The
final book in the Delirium trilogy
ends, I’d say, reasonably well. As I
said in my Pandemonium review, I’m not
crazy about some of the relationship developments, and for me personally, I
think the story here is a bit more generic YA dystopian lit than the first two
books, but in general, it hits some good beats, and the split narrative works
in its favor. Spoilers ahead.
Lena’s
involvement with the uncured resistance movement is thrown for a loop by some
tremendous personal upheaval. Namely,
just as she’s started to open herself to Julian, the boy whose life has been
turned upside down and has joined her in the Wilds, she discovers that Alex,
the boy she’d given up everything and
left her home for, is still alive.
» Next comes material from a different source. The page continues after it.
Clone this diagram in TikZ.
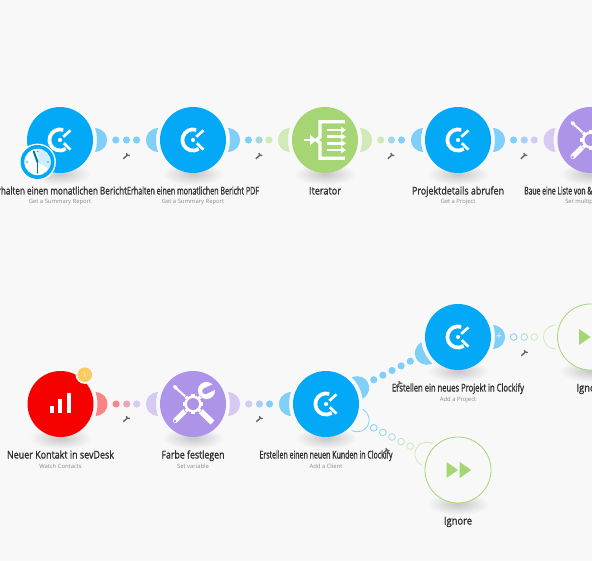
\documentclass[tikz,border=0pt]{standalone}
\usepackage{fontspec}
\setmainfont{Open Sans}
\usetikzlibrary{calc}
\newdimen\pxu \pxu=.75pt
\definecolor{bgc}{HTML}{F8F8F8}
\definecolor{cblue}{HTML}{03A9F6}
\definecolor{hblue}{HTML}{80CFF9}
\definecolor{cpurple}{HTML}{AD94E9}
\definecolor{hpurple}{HTML}{D6CAF3}
\definecolor{cgreen}{HTML}{A6D674}
\definecolor{hgreen}{HTML}{D2E9B9}
\definecolor{cred}{HTML}{F60000}
\definecolor{hred}{HTML}{FA8486}
\definecolor{wrenchc}{HTML}{6A6A6A}
\definecolor{labelc}{HTML}{2E2E2E}
\definecolor{subc}{HTML}{8A8A8A}
\definecolor{badgec}{HTML}{FFCB60}
\newcommand{\lbltxt}[2]{\resizebox{#1\pxu}{\height}{\fontsize{8pt}{9pt}\selectfont\addfontfeatures{FakeBold=1.2}#2}}
\newcommand{\halo}[3]{\begin{scope}[shift={(#1)},rotate=#2]
 \fill[#3] (19:37) .. controls (44,11) and (47,5) .. (47,0) .. controls (47,-5) and (44,-11) .. (-19:37) arc[start angle=-19,end angle=19,radius=37] -- cycle;
\end{scope}}
\newcommand{\halooutline}[3]{\begin{scope}[shift={(#1)},rotate=#2]
 \draw[#3,line width=.6pt] (19:37) .. controls (44,11) and (47,5) .. (47,0) .. controls (47,-5) and (44,-11) .. (-19:37);
\end{scope}}
\newcommand{\shadowat}[1]{\shade[inner color=black!22,outer color=bgc,draw=none] ($(#1)+(0,-34)$) ellipse[x radius=31,y radius=11];}
\tikzset{
 x=.75pt,y=.75pt,
 modnode/.style={circle,minimum size=49.5pt,inner sep=0pt,outer sep=0pt,draw=none},
 linkdot/.style={circle,minimum size=5.4pt,inner sep=0pt,fill=#1},
 ringdot/.style={circle,minimum size=5pt,inner sep=0pt,fill=bgc,draw=#1,line width=.6pt},
 title/.style={inner sep=0pt,text=labelc,anchor=base},
 subtitle/.style={inner sep=0pt,text=subc,font=\fontsize{4.4pt}{5pt}\selectfont,anchor=base},
 clockifyicon/.pic={
  \draw[white,line width=2.8pt] (72:10.6) arc[start angle=72,end angle=303,radius=10.6];
  \draw[white,line width=2pt] (3.2,3.2) -- (10.5,9.6);
  \draw[white,line width=2pt] (3.8,-3.2) -- (10.5,-9.6);
  \fill[white] (0,0) circle[radius=2.1];
 },
 toolsicon/.pic={
  % screwdriver: thin blade with tip at upper left, flat handle at lower right
  \draw[white,line width=1.5pt] (-6,6) -- (-16,15);
  \draw[white,line width=2.6pt,line cap=round] (-16.5,15.5) -- (-18.5,17.5);
  \draw[white,line width=4.2pt] (7,-6.5) -- (19.5,-18.5);
  % wrench: open head at upper right, round handle at lower left
  \draw[white,line width=3.8pt,line cap=round] (-7,-6) -- (-17.5,-16.5);
  \fill[cpurple] (-18,-17) circle[radius=1.3];
  \draw[white,line width=3pt] (5,5) -- (11,11);
  \fill[white] (13.5,13.5) circle[radius=8.6];
  \begin{scope}[shift={(13.5,13.5)},rotate=25]
   \fill[cpurple] (-1.5,-3) rectangle (10,3);
   \fill[cpurple] (-1.5,0) circle[radius=3];
  \end{scope}
  % gear
  \fill[cpurple] (0,0) circle[radius=11];
  \fill[white] (0,0) circle[radius=8.6];
  \foreach \a in {0,45,...,315}{\fill[white,rotate=\a] (-1.7,7) rectangle (1.7,10.4);}
  \fill[cpurple] (0,0) circle[radius=6];
 },
 iteratoricon/.pic={
  \draw[white,line width=2.5pt] (20,18.3) -- (-5,18.3) -- (-5,3) -- (-8.5,0) -- (-5,-3) -- (-5,-18.3) -- (20,-18.3);
  \foreach \yy in {10,3.3,-3.3,-10}{
   \draw[white,line width=2.2pt] (2,\yy) -- (18,\yy);
   \fill[white] (16,\yy+3.3) -- (21,\yy) -- (16,\yy-3.3) -- cycle;
  }
  \draw[white,line width=2pt] (-21,0) -- (-13,0);
  \fill[white] (-15,5.5) -- (-9,0) -- (-15,-5.5) -- cycle;
 },
 sevdeskicon/.pic={
  \fill[white] (-10.7,-9.3) rectangle (-6.7,-1.7);
  \fill[white] (-2.7,-9.3) rectangle (1.3,5);
  \fill[white] (6.3,-9.3) rectangle (10.3,11);
 },
 ignoreicon/.pic={
  \fill[cgreen] (-11.5,8) -- (0,0) -- (-11.5,-8) -- cycle;
  \fill[cgreen] (1.7,8) -- (13.2,0) -- (1.7,-8) -- cycle;
 },
 wrenchicon/.pic={
  \draw[wrenchc,line width=1.1pt] (-3.2,-2.8) -- (1.4,1.4);
  \draw[wrenchc,line width=1pt] (0,3) arc[start angle=170,end angle=300,radius=2.2];
 },
 timericon/.pic={
  \fill[white] (0,0) circle[radius=18.4];
  \fill[cblue] (0,0) circle[radius=17];
  \fill[white] (0,0) circle[radius=13.2];
  \fill[cblue!20] (0,0) -- (0,13.2) arc[start angle=90,end angle=-30,radius=13.2] -- cycle;
  \foreach \a in {0,90,180,270}{\fill[cblue] (\a:10.5) circle[radius=.9];}
  \draw[cblue!70!black,line width=1.5pt,line cap=round] (0,0) -- (-3.8,10.5);
  \draw[cblue!70!black,line width=.7pt,line cap=round] (0,0) -- (0,-11);
 },
}
\begin{document}
\begin{tikzpicture}
\useasboundingbox (0,0) rectangle (592,561);
\fill[bgc] (0,0) rectangle (592,561);
% centre coordinates
\coordinate (pa) at (60,421);
\coordinate (pb) at (193,421);
\coordinate (pc) at (325,421);
\coordinate (pd) at (458,421);
\coordinate (pe) at (590.5,421);
\coordinate (pf) at (60.5,157);
\coordinate (pg) at (193,157);
\coordinate (ph) at (326,157);
\coordinate (pi) at (458,224);
\coordinate (pj) at (590.5,224);
\coordinate (pk) at (458,91);
\foreach \p in {pa,pb,pc,pd,pe,pf,pg,ph,pi,pj,pk}{\shadowat{\p}}
% modules
\node[modnode,fill=cblue] (a) at (pa) {};
\node[modnode,fill=cblue] (b) at (pb) {};
\node[modnode,fill=cgreen] (c) at (pc) {};
\node[modnode,fill=cblue] (d) at (pd) {};
\node[modnode,fill=cpurple] (e) at (pe) {};
\node[modnode,fill=cred] (f) at (pf) {};
\node[modnode,fill=cpurple] (g) at (pg) {};
\node[modnode,fill=cblue] (h) at (ph) {};
\node[modnode,fill=cblue] (i) at (pi) {};
\node[modnode,fill=bgc,draw=cgreen,line width=.6pt] (j) at (pj) {};
\node[modnode,fill=bgc,draw=cgreen,line width=.6pt] (k) at (pk) {};
% halos
\halo{a}{0}{hblue}\halo{b}{180}{hblue}
\halo{b}{0}{hblue}\halo{c}{180}{hgreen}
\halo{c}{0}{hgreen}\halo{d}{180}{hblue}
\halo{d}{0}{hblue}\halo{e}{180}{hpurple}
\halo{f}{0}{hred}\halo{g}{180}{hpurple}
\halo{g}{0}{hpurple}\halo{h}{180}{hblue}
\halo{h}{27}{hblue}\halo{i}{207}{hblue}
\halo{i}{0}{hblue}
\halooutline{j}{180}{hgreen}
\halooutline{h}{-27}{hblue}
\halooutline{k}{153}{hgreen}
\node[font=\fontsize{7pt}{8pt}\selectfont\bfseries,text=white!70!hblue,inner sep=0pt] (plus) at ($(i)+(41,0)$) {+};
% connectors
\path (a) -- node[pos=.34,linkdot=hblue]{} node[pos=.5,linkdot=hblue]{} node[pos=.65,linkdot=hblue]{} (b);
\path (b) -- node[pos=.34,linkdot=hblue]{} node[pos=.5,linkdot=hblue!60!hgreen]{} node[pos=.65,linkdot=hgreen]{} (c);
\path (c) -- node[pos=.34,linkdot=hgreen]{} node[pos=.5,linkdot=hblue!60!hgreen]{} node[pos=.65,linkdot=hblue]{} (d);
\path (d) -- node[pos=.34,linkdot=hblue]{} node[pos=.5,linkdot=hblue!50!hpurple]{} node[pos=.65,linkdot=hpurple]{} (e);
\path (f) -- node[pos=.34,linkdot=hred]{} node[pos=.5,linkdot=hred!50!hpurple]{} node[pos=.65,linkdot=hpurple]{} (g);
\path (g) -- node[pos=.34,linkdot=hpurple]{} node[pos=.5,linkdot=hblue!50!hpurple]{} node[pos=.65,linkdot=hblue]{} (h);
\path (h) -- node[pos=.25,linkdot=hblue]{} node[pos=.375,linkdot=hblue]{} node[pos=.5,linkdot=hblue]{} node[pos=.625,linkdot=hblue]{} node[pos=.75,linkdot=hblue]{} (i);
\path (i) -- node[pos=.34,ringdot=hblue]{} node[pos=.5,ringdot=hblue!50!hgreen]{} node[pos=.65,ringdot=hgreen]{} (j);
\path (h) -- node[pos=.25,ringdot=hblue]{} node[pos=.375,ringdot=hblue!75!hgreen]{} node[pos=.5,ringdot=hblue!50!hgreen]{} node[pos=.625,ringdot=hblue!25!hgreen]{} node[pos=.75,ringdot=hgreen]{} (k);
% icons
\pic at (a) {clockifyicon};
\pic at (b) {clockifyicon};
\pic at (c) {iteratoricon};
\pic at (d) {clockifyicon};
\pic at (e) {toolsicon};
\pic at (f) {sevdeskicon};
\pic at (g) {toolsicon};
\pic at (h) {clockifyicon};
\pic at (i) {clockifyicon};
\pic at (j) {ignoreicon};
\pic at (k) {ignoreicon};
\pic at ($(a)+(-22.5,-22)$) {timericon};
% badge
\fill[bgc] ($(f)+(24.3,29.3)$) circle[radius=9.2];
\node[circle,fill=badgec,minimum size=11pt,inner sep=0pt,text=white,font=\fontsize{5pt}{6pt}\selectfont] (badge) at ($(f)+(24.3,29.3)$) {1};
% labels
\node[title] (ta) at ($(a)+(0,-54.5)$) {\lbltxt{134}{Erhalten einen monatlichen Bericht}};
\node[title] (tb) at ($(b)+(0,-54.5)$) {\lbltxt{132}{Erhalten einen monatlichen Bericht PDF}};
\node[title] (tc) at ($(c)+(0,-54.5)$) {\lbltxt{32}{Iterator}};
\node[title] (td) at ($(d)+(0,-54.5)$) {\lbltxt{92}{Projektdetails abrufen}};
\node[title,anchor=base west] (te) at (524,366.5) {\lbltxt{68}{Baue eine Liste von \&}};
\node[title] (tf) at ($(f)+(0,-54.5)$) {\lbltxt{107}{Neuer Kontakt in sevDesk}};
\node[title] (tg) at ($(g)+(0,-54.5)$) {\lbltxt{63}{Farbe festlegen}};
\node[title] (th) at ($(h)+(0,-54.5)$) {\lbltxt{133}{Erstellen einen neuen Kunden in Clockify}};
\node[title] (ti) at ($(i)+(0,-54.5)$) {\lbltxt{132}{Erstellen ein neues Projekt in Clockify}};
\node[title] (tj) at ($(j)+(0,-54.5)$) {\lbltxt{28}{Ignore}};
\node[title] (tk) at ($(k)+(0,-54.5)$) {\lbltxt{28}{Ignore}};
\node[subtitle] (sa) at ($(a)+(0,-64)$) {Get a Summary Report};
\node[subtitle] (sb) at ($(b)+(0,-64)$) {Get a Summary Report};
\node[subtitle] (sd) at ($(d)+(0,-64)$) {Get a Project};
\node[subtitle,anchor=base west] (se) at (565,357) {Set multiple};
\node[subtitle] (sf) at ($(f)+(0,-64)$) {Watch Contacts};
\node[subtitle] (sg) at ($(g)+(0,-64)$) {Set variable};
\node[subtitle] (sh) at ($(h)+(0,-64)$) {Add a Client};
\node[subtitle] (si) at ($(i)+(0,-64)$) {Add a Project};
% wrenches
\pic at (126.5,405) {wrenchicon};
\pic at (259,405) {wrenchicon};
\pic at (391,405) {wrenchicon};
\pic at (524,405) {wrenchicon};
\pic at (126.5,142) {wrenchicon};
\pic at (259.5,142) {wrenchicon};
\pic at (399,177) {wrenchicon};
\pic at (386,110) {wrenchicon};
\pic at (524.5,208) {wrenchicon};
\end{tikzpicture}
\end{document}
Contrary
to everything she’d believed to be true, Alex was captured, not killed, in
their attempt to escape, and he’s now made his way back to find her a bit
ambiguously with Julian. Lena has no
idea what to do or how to handle her confused feelings regarding both boys, and
all the while the rebellion seems to be coming to a head; choices have to be
made and stands have to be taken, but Lena’s in a tough state of mind to think
clearly about how she wants to align herself.
After
splitting the story in time in the second book, jumping back and forth between
two points of Lena’s post-Delirium
life, Requiem experiments further
with the narrative. Here, chapters
alternate between Lena’s usual perspective and that of Hana, Lena’s best friend
back home. Lena was the only character
physically carried over from Delirium
to Pandemonium, so it’s nice to
return to Portland in this book and see characters who weren’t around in the
last installment. And even better, by
this point, Hana has undergone the procedure to “cure” the deliria, so we get something entirely different: a view into the mind of one of the
cured. We see the changes in Hana from
book one, the effects the procedure has on her, the bits of her old self still
simmering underneath, and her fears that the cure didn’t “take” the way it
should have. Unlike the final Divergent book, where the split
narrative didn’t really work for me (if you have two different first-person
perspectives, their voices should be distinct enough that I don’t forget whose
chapter I’m reading,) the device expands Requiem
and lets it explore interesting new territory.
The
whole Lena-Alex-Julian mess is less successful.
I get that opening yourself to love involves both the sublime and the
painful, so it makes sense for Lena to experience the struggle of liking two
boys at once, not wanting to hurt either, and feeling guilty over the whole
situation, but it feels much more commonplace to me than where I’d hoped they were
going, a story between Lena and Julian about learning to love again. I’m all but allergic to love triangles
anyway, and after thinking the story was going in a different direction, it’s a
disappointment to see the overused story-eater rear its angsty head once
more. And it makes me sad that Lena has
to go through this crap. It’s not Hunger-Games-love-triangle unfortunate, but it’s pretty unfortunate.